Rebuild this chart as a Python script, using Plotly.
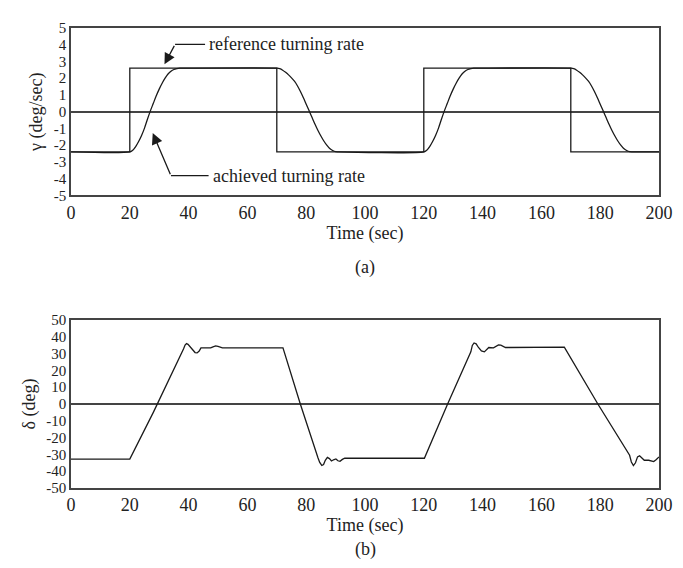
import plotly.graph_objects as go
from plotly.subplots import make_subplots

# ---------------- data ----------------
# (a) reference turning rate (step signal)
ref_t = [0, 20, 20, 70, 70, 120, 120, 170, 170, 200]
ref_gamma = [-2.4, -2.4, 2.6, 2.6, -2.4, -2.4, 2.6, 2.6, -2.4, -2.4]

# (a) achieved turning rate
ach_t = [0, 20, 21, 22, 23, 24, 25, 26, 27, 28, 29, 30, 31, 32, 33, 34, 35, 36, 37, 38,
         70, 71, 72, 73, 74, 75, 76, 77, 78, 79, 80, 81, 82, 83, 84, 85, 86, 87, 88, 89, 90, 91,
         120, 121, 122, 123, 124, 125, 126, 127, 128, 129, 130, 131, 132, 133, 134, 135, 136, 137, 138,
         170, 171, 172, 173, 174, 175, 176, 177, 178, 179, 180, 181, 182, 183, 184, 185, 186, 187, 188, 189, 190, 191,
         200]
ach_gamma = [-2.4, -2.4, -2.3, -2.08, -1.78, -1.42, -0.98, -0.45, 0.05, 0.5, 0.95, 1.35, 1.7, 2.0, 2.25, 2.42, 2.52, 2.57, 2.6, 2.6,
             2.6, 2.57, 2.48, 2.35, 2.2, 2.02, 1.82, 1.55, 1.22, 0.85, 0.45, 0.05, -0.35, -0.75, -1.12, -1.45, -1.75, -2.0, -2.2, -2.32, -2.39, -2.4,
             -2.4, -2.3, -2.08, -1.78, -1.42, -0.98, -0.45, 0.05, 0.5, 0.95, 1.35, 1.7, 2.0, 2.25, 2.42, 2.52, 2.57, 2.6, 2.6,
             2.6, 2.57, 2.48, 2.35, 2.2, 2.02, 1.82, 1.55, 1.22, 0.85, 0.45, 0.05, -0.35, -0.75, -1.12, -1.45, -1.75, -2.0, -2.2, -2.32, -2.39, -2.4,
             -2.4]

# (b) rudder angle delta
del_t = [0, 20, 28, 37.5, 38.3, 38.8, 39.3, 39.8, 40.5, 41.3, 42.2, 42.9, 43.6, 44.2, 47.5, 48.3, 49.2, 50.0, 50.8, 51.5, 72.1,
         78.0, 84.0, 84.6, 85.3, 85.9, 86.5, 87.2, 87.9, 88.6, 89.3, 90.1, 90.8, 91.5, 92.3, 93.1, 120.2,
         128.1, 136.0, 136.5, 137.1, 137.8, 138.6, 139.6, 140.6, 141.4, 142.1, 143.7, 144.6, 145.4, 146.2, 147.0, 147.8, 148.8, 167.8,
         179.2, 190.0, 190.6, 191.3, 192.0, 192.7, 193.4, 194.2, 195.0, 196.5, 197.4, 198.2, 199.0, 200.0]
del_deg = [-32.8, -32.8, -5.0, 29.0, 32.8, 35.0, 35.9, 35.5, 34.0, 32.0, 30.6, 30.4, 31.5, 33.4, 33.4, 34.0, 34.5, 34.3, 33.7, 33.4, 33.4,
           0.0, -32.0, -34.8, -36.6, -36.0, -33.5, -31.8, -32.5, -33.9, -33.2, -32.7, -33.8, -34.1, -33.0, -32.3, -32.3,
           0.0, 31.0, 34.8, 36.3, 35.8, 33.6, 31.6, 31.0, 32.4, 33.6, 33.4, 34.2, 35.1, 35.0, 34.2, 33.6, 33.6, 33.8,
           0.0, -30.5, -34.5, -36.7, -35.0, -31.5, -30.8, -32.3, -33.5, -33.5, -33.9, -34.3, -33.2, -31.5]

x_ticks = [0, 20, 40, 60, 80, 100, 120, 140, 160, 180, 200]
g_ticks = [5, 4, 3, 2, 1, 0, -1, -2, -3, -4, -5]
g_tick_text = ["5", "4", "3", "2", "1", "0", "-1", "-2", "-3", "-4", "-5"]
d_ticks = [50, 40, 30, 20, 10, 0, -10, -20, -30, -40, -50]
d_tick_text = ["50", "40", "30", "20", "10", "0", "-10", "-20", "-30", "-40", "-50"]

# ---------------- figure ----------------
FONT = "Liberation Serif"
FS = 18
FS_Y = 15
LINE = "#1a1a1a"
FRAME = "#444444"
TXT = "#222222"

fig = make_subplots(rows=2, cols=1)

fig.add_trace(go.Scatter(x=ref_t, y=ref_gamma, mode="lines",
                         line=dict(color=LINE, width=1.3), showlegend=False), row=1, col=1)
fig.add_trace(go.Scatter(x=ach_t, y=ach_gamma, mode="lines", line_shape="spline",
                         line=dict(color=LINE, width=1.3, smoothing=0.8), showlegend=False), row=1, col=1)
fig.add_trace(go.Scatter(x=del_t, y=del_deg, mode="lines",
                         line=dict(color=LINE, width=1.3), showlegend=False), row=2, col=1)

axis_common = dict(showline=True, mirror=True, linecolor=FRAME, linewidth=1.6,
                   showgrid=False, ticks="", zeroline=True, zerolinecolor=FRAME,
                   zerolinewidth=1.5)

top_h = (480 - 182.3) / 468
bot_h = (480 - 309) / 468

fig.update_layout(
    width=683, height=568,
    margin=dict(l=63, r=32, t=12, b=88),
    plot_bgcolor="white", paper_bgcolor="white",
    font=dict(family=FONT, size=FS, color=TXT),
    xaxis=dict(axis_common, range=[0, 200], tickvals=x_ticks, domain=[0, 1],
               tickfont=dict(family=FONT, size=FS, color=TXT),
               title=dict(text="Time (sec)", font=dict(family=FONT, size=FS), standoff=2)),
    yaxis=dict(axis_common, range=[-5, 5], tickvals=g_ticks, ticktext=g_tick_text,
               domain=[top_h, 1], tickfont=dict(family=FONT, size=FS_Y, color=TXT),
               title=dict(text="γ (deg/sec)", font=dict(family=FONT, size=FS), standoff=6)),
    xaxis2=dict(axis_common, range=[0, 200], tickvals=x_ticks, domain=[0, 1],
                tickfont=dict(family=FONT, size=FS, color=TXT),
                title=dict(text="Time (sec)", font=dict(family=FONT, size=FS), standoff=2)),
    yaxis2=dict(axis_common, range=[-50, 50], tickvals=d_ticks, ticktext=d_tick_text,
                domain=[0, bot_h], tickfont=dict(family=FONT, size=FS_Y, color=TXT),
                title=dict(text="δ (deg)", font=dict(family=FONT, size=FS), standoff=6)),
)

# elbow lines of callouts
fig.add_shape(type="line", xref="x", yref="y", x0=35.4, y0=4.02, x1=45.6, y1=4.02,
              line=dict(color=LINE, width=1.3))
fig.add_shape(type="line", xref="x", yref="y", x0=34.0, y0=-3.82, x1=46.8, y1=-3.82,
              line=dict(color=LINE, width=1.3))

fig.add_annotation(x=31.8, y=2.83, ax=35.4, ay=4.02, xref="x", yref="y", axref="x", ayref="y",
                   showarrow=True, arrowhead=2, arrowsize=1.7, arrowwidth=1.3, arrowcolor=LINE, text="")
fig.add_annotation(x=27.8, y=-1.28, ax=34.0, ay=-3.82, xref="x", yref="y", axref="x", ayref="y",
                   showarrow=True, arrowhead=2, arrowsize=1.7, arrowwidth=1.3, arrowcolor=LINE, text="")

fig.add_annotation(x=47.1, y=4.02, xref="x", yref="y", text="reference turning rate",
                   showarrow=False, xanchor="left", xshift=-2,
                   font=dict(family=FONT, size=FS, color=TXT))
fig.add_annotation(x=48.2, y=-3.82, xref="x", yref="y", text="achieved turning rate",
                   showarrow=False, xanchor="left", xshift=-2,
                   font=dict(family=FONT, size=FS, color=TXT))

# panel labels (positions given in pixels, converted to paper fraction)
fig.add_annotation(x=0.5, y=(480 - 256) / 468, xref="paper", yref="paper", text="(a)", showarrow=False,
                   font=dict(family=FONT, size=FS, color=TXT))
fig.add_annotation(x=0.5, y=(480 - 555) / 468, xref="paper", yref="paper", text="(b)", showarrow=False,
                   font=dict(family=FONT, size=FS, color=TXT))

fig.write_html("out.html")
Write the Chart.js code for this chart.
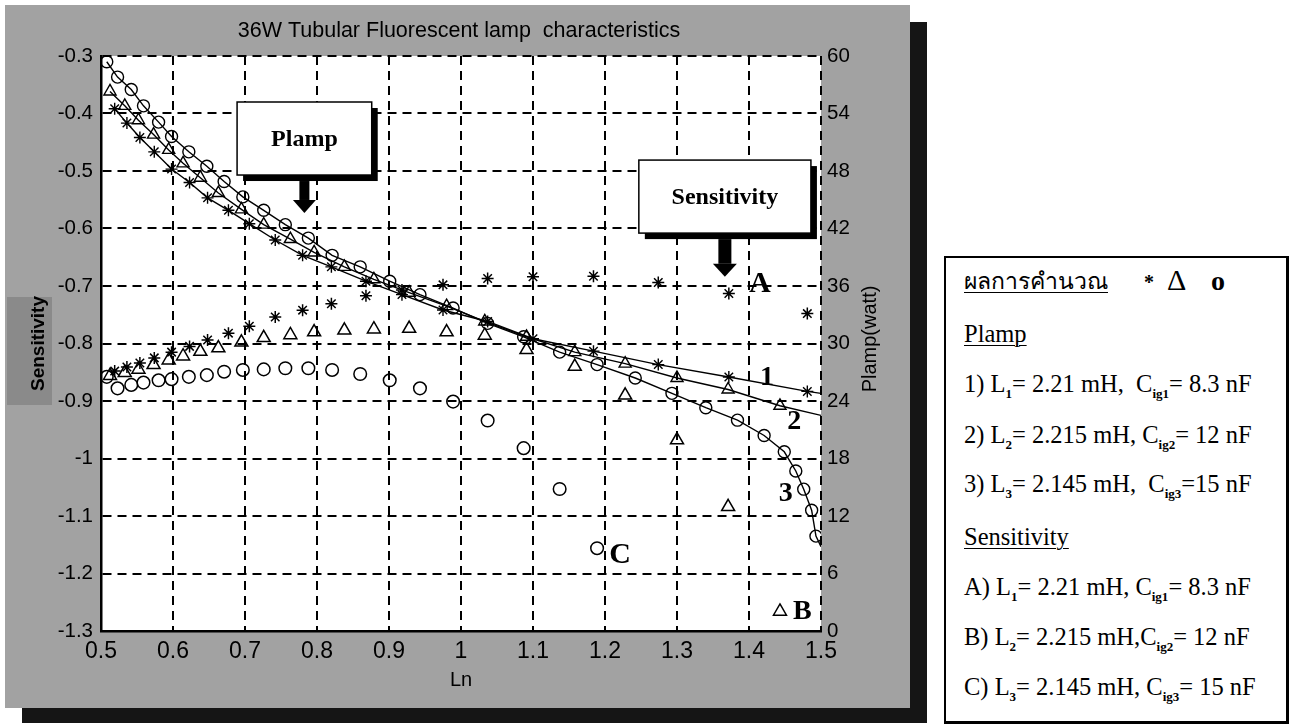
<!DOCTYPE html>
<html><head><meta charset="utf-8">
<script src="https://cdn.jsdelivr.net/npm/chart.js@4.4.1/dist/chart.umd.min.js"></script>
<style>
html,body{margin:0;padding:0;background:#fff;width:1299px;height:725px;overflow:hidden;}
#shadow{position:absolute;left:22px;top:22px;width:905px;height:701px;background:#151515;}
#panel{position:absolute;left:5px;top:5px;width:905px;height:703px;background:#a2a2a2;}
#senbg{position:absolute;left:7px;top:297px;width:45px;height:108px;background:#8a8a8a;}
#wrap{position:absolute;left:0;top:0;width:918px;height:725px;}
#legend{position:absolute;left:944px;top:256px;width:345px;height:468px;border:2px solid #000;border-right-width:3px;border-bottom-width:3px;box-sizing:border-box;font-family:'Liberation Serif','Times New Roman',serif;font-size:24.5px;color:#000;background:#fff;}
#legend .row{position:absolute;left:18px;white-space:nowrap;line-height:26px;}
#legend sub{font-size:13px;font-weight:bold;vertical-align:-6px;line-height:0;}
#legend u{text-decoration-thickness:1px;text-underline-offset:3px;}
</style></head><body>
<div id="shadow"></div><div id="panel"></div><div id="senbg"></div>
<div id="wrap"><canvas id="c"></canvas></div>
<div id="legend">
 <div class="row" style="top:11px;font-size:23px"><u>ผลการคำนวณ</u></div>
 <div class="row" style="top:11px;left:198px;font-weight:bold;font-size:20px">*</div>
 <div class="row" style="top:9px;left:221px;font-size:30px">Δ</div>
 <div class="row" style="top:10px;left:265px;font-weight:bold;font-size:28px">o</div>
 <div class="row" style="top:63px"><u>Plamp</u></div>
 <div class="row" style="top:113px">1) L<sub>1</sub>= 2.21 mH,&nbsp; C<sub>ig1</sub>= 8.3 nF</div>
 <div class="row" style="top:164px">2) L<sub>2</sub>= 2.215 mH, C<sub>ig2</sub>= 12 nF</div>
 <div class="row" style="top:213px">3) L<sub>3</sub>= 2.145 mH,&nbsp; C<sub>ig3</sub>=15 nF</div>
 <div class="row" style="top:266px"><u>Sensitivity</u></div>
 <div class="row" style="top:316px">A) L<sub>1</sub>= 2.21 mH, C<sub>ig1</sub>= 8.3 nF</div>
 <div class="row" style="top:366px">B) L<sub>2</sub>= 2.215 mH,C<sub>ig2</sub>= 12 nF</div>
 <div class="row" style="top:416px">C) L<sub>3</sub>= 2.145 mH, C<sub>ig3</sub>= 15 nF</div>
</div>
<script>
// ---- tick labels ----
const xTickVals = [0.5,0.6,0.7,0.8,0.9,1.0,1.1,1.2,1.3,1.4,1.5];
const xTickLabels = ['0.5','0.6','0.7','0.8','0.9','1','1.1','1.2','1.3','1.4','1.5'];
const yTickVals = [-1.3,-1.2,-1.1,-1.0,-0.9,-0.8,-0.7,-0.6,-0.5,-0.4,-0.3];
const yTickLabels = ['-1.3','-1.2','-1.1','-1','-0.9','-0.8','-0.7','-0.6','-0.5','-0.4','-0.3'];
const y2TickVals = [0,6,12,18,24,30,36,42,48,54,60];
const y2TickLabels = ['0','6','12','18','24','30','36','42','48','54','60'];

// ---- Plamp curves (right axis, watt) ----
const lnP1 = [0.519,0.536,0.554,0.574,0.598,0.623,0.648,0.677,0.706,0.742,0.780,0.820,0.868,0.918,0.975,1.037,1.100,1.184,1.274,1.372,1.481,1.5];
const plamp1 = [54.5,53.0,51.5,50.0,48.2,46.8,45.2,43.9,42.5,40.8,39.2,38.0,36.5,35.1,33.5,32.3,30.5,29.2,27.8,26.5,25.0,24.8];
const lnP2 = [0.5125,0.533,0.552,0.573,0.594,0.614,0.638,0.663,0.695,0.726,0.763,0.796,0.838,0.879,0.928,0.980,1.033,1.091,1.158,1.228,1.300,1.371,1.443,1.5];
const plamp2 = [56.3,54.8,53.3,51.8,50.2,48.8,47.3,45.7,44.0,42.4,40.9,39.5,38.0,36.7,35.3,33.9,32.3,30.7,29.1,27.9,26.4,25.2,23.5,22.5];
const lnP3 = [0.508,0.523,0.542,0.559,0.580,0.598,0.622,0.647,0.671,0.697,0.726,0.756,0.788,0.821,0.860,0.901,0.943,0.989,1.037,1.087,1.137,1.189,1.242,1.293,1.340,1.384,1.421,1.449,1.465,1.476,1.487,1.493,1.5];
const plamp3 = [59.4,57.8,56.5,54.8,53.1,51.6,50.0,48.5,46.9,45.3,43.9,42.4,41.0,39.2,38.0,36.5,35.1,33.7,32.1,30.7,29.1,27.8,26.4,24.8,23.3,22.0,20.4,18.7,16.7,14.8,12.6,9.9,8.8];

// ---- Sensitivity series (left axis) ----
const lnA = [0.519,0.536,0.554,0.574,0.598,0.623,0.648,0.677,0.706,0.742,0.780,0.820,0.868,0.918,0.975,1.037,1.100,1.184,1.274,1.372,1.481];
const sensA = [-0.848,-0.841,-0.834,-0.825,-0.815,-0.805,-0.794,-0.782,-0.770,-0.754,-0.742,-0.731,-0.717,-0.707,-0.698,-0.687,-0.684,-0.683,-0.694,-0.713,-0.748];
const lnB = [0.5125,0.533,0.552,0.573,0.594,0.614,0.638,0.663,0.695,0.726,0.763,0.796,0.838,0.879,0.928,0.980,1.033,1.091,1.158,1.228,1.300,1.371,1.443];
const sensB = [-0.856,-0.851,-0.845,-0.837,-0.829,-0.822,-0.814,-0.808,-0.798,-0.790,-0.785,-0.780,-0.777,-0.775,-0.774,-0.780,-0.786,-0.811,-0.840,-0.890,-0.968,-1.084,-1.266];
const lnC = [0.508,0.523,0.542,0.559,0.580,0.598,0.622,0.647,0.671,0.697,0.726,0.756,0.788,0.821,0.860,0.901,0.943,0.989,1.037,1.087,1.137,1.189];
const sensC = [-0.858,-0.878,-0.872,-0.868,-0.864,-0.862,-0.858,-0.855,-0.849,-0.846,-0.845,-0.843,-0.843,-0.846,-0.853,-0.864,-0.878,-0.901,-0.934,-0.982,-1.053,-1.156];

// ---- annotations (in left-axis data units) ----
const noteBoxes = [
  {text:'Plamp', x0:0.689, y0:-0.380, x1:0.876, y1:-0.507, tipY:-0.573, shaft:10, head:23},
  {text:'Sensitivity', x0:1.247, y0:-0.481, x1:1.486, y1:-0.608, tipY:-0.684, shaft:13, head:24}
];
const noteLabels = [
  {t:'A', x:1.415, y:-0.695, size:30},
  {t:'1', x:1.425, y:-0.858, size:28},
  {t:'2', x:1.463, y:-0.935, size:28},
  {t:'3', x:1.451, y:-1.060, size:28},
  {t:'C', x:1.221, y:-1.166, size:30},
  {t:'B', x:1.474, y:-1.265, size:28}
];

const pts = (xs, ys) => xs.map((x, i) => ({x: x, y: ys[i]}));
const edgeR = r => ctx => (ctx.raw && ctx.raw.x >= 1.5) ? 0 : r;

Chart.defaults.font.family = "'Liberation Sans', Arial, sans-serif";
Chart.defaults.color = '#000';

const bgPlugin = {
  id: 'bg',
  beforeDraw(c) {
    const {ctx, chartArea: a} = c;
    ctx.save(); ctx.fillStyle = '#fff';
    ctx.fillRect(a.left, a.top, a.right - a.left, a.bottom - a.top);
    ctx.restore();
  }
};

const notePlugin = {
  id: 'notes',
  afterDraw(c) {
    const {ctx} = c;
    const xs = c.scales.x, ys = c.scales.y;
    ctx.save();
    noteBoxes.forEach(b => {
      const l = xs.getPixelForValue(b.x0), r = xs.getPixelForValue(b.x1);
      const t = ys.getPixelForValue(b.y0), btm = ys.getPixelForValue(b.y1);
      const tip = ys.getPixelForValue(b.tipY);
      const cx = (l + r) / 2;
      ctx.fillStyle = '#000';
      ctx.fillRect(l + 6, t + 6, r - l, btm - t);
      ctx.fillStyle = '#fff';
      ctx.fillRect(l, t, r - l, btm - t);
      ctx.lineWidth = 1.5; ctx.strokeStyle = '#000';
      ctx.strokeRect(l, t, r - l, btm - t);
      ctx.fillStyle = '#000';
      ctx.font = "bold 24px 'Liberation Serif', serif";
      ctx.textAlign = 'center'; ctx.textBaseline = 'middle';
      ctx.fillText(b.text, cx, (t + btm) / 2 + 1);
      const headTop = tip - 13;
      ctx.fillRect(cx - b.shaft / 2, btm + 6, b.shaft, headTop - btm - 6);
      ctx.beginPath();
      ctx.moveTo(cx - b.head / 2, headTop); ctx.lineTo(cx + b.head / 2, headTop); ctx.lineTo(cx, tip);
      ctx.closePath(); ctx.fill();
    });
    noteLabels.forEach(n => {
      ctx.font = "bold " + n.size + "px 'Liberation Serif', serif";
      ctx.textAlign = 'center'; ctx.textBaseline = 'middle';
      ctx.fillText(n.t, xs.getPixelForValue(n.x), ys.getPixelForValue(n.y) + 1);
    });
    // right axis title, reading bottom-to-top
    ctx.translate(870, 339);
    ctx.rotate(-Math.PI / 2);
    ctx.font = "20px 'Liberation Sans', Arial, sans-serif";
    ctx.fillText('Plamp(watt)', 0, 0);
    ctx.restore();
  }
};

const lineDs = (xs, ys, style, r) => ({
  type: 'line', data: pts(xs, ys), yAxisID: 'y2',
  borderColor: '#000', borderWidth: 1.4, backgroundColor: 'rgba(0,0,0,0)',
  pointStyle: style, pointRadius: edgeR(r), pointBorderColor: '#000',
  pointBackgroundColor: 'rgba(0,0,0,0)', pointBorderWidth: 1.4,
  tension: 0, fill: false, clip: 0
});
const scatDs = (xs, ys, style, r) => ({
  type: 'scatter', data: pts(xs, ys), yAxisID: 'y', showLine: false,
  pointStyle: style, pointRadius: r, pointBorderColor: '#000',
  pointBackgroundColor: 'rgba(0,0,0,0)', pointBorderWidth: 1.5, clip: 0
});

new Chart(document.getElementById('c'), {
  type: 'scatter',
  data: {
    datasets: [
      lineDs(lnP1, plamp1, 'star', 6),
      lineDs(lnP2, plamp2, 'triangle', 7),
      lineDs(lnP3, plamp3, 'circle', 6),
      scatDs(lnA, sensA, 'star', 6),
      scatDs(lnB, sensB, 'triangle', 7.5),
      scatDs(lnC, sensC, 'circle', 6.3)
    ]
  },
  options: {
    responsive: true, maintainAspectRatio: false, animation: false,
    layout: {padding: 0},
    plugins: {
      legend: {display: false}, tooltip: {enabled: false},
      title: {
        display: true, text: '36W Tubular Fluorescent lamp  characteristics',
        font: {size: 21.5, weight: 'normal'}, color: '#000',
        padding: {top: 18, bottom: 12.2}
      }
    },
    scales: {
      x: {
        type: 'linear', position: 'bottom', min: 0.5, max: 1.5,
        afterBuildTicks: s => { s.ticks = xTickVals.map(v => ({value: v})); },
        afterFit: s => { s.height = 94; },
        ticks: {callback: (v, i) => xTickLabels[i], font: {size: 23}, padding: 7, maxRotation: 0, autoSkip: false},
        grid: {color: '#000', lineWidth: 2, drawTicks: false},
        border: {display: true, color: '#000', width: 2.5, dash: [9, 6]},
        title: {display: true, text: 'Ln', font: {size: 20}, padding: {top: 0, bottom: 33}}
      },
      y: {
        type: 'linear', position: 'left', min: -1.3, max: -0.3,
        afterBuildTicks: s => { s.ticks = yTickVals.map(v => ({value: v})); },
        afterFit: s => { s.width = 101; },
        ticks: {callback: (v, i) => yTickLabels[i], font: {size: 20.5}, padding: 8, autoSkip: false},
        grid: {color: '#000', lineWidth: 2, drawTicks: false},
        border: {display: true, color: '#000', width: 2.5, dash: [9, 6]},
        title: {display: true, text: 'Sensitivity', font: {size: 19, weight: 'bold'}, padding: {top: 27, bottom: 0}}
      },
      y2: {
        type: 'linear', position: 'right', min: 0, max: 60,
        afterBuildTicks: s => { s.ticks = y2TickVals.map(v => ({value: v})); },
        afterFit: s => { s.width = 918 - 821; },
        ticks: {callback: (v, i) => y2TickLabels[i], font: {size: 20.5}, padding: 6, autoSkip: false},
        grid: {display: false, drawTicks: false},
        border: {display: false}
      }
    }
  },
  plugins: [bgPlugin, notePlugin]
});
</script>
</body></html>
• • • • • • •
§ What is expected:
From the top of the listing above, repeat each line exactly until you reach the line containing "from plotly.subplots import make_subplots", and repeat that one too. Leave the pictures out.

§ Result:
Rebuild this chart as a Python script, using Plotly.
import plotly.graph_objects as go
from plotly.subplots import make_subplots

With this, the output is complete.